+++ INFORMATION SHOWN +++

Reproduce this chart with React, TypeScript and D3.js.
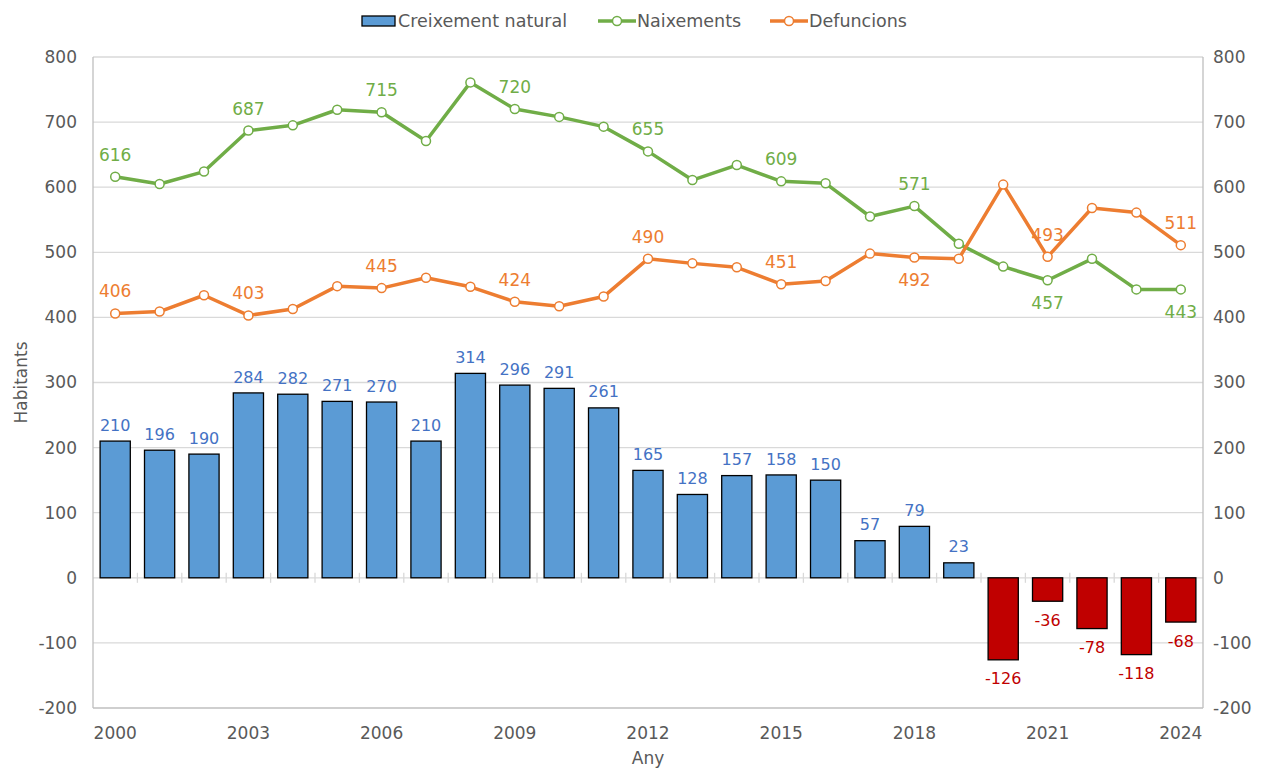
import React from "react";
import * as d3 from "d3";

const years = [2000,2001,2002,2003,2004,2005,2006,2007,2008,2009,2010,2011,2012,2013,2014,2015,2016,2017,2018,2019,2020,2021,2022,2023,2024];
const births = [616,605,624,687,695,719,715,671,761,720,708,693,655,611,634,609,606,555,571,513,478,457,490,443,443];
const deaths = [406,409,434,403,413,448,445,461,447,424,417,432,490,483,477,451,456,498,492,490,604,493,568,561,511];
const growth = [210,196,190,284,282,271,270,210,314,296,291,261,165,128,157,158,150,57,79,23,-126,-36,-78,-118,-68];
const yTicks = [-200,-100,0,100,200,300,400,500,600,700,800];
const xTickYears = [2000,2003,2006,2009,2012,2015,2018,2021,2024];
const birthLabelYears = [2000,2003,2006,2009,2012,2015,2018,2021,2024];
const birthBelow = [2021,2024];
const deathLabelYears = [2000,2003,2006,2009,2012,2015,2018,2021,2024];
const deathBelow = [2018];

const FONT = "'DejaVu Sans', Verdana, sans-serif";
const FS = 17;

export default function App() {
  const W = 1265, H = 769;
  const left = 93, right = 1203, top = 57, bottom = 708;
  const x = d3.scaleBand<number>().domain(years).range([left, right]).paddingInner(0.32).paddingOuter(0.16);
  const y = d3.scaleLinear().domain([-200, 800]).range([bottom, top]);
  const step = x.step();
  const cx = (yr: number) => (x(yr) as number) + x.bandwidth() / 2;
  const line = d3.line<number>().x((_, i) => cx(years[i])).y(v => y(v));
  const grid = "#d9d9d9";
  const axisC = "#bfbfbf";
  const textC = "#595959";
  const green = "#70ad47", orange = "#ed7d31";

  return (
    <svg width={W} height={H} style={{ display: "block", position: "absolute", left: 0, top: 0, background: "#fff" }} fontFamily={FONT}>
      {yTicks.map(t => (
        <line key={t} x1={left} x2={right} y1={y(t)} y2={y(t)} stroke={t === -200 ? axisC : grid} strokeWidth={1.3} />
      ))}
      <line x1={left} x2={left} y1={top} y2={bottom} stroke={axisC} strokeWidth={1.3} />
      <line x1={right} x2={right} y1={top} y2={bottom} stroke={axisC} strokeWidth={1.3} />
      {years.slice(1).map(yr => {
        const bx = left + step * years.indexOf(yr);
        return <line key={yr} x1={bx} x2={bx} y1={y(0) - 5} y2={y(0) + 5} stroke={grid} strokeWidth={1.3} />;
      })}
      {yTicks.map(t => (
        <g key={t}>
          <text x={left - 16} y={y(t)} dy="0.35em" textAnchor="end" fontSize={FS} fill={textC}>{t}</text>
          <text x={right + 10} y={y(t)} dy="0.35em" textAnchor="start" fontSize={FS} fill={textC}>{t}</text>
        </g>
      ))}
      {xTickYears.map(yr => (
        <text key={yr} x={cx(yr)} y={733} dy="0.35em" textAnchor="middle" fontSize={FS} fill={textC}>{yr}</text>
      ))}
      <text x={648} y={758} dy="0.35em" textAnchor="middle" fontSize={FS} fill={textC}>Any</text>
      <text transform={`translate(21,${(top + bottom) / 2}) rotate(-90)`} dy="0.35em" textAnchor="middle" fontSize={FS} fill={textC}>Habitants</text>
      {years.map((yr, i) => {
        const v = growth[i];
        const y0 = y(Math.max(0, v)), y1 = y(Math.min(0, v));
        return (
          <rect key={yr} x={x(yr)} y={y0} width={x.bandwidth()} height={y1 - y0}
            fill={v >= 0 ? "#5b9bd5" : "#c00000"} stroke="#000" strokeWidth={1.3} />
        );
      })}
      {years.map((yr, i) => {
        const v = growth[i];
        return (
          <text key={yr} x={cx(yr)} y={v >= 0 ? y(v) - 16 : y(v) + 19} dy="0.35em" textAnchor="middle" fontSize={FS - 1}
            fill={v >= 0 ? "#4472c4" : "#c00000"}>{v}</text>
        );
      })}
      <path d={line(births) || ""} fill="none" stroke={green} strokeWidth={3.5} strokeLinejoin="round" />
      <path d={line(deaths) || ""} fill="none" stroke={orange} strokeWidth={3.5} strokeLinejoin="round" />
      {years.map((yr, i) => (
        <circle key={"b" + yr} cx={cx(yr)} cy={y(births[i])} r={4.5} fill="#fff" stroke={green} strokeWidth={1.5} />
      ))}
      {years.map((yr, i) => (
        <circle key={"d" + yr} cx={cx(yr)} cy={y(deaths[i])} r={4.5} fill="#fff" stroke={orange} strokeWidth={1.5} />
      ))}
      {birthLabelYears.map(yr => {
        const i = years.indexOf(yr);
        const below = birthBelow.includes(yr);
        return <text key={"bl" + yr} x={cx(yr)} y={y(births[i]) + (below ? 23 : -22)} dy="0.35em" textAnchor="middle" fontSize={FS} fill={green}>{births[i]}</text>;
      })}
      {deathLabelYears.map(yr => {
        const i = years.indexOf(yr);
        const below = deathBelow.includes(yr);
        return <text key={"dl" + yr} x={cx(yr)} y={y(deaths[i]) + (below ? 23 : -22)} dy="0.35em" textAnchor="middle" fontSize={FS} fill={orange}>{deaths[i]}</text>;
      })}
      <rect x={362} y={16} width={33} height={10} fill="#5b9bd5" stroke="#000" strokeWidth={1.3} />
      <text x={398} y={21} dy="0.35em" fontSize={FS + 0.5} fill={textC}>Creixement natural</text>
      <line x1={598} x2={636} y1={21} y2={21} stroke={green} strokeWidth={3.5} />
      <circle cx={617} cy={21} r={4.5} fill="#fff" stroke={green} strokeWidth={1.5} />
      <text x={637} y={21} dy="0.35em" fontSize={FS + 0.5} fill={textC}>Naixements</text>
      <line x1={770} x2={808} y1={21} y2={21} stroke={orange} strokeWidth={3.5} />
      <circle cx={789} cy={21} r={4.5} fill="#fff" stroke={orange} strokeWidth={1.5} />
      <text x={809} y={21} dy="0.35em" fontSize={FS + 0.5} fill={textC}>Defuncions</text>
    </svg>
  );
}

+++

# PROBLEM DESCRIPTION
Only lines belong in the copy: transcribe those from the start of the data through the line that contains "const deathBelow = [2018];", and skip the pictures.

# ANSWER TO THE EXERCISE
Reproduce this chart with React, TypeScript and D3.js.
import React from "react";
import * as d3 from "d3";

const years = [2000,2001,2002,2003,2004,2005,2006,2007,2008,2009,2010,2011,2012,2013,2014,2015,2016,2017,2018,2019,2020,2021,2022,2023,2024];
const births = [616,605,624,687,695,719,715,671,761,720,708,693,655,611,634,609,606,555,571,513,478,457,490,443,443];
const deaths = [406,409,434,403,413,448,445,461,447,424,417,432,490,483,477,451,456,498,492,490,604,493,568,561,511];
const growth = [210,196,190,284,282,271,270,210,314,296,291,261,165,128,157,158,150,57,79,23,-126,-36,-78,-118,-68];
const yTicks = [-200,-100,0,100,200,300,400,500,600,700,800];
const xTickYears = [2000,2003,2006,2009,2012,2015,2018,2021,2024];
const birthLabelYears = [2000,2003,2006,2009,2012,2015,2018,2021,2024];
const birthBelow = [2021,2024];
const deathLabelYears = [2000,2003,2006,2009,2012,2015,2018,2021,2024];
const deathBelow = [2018];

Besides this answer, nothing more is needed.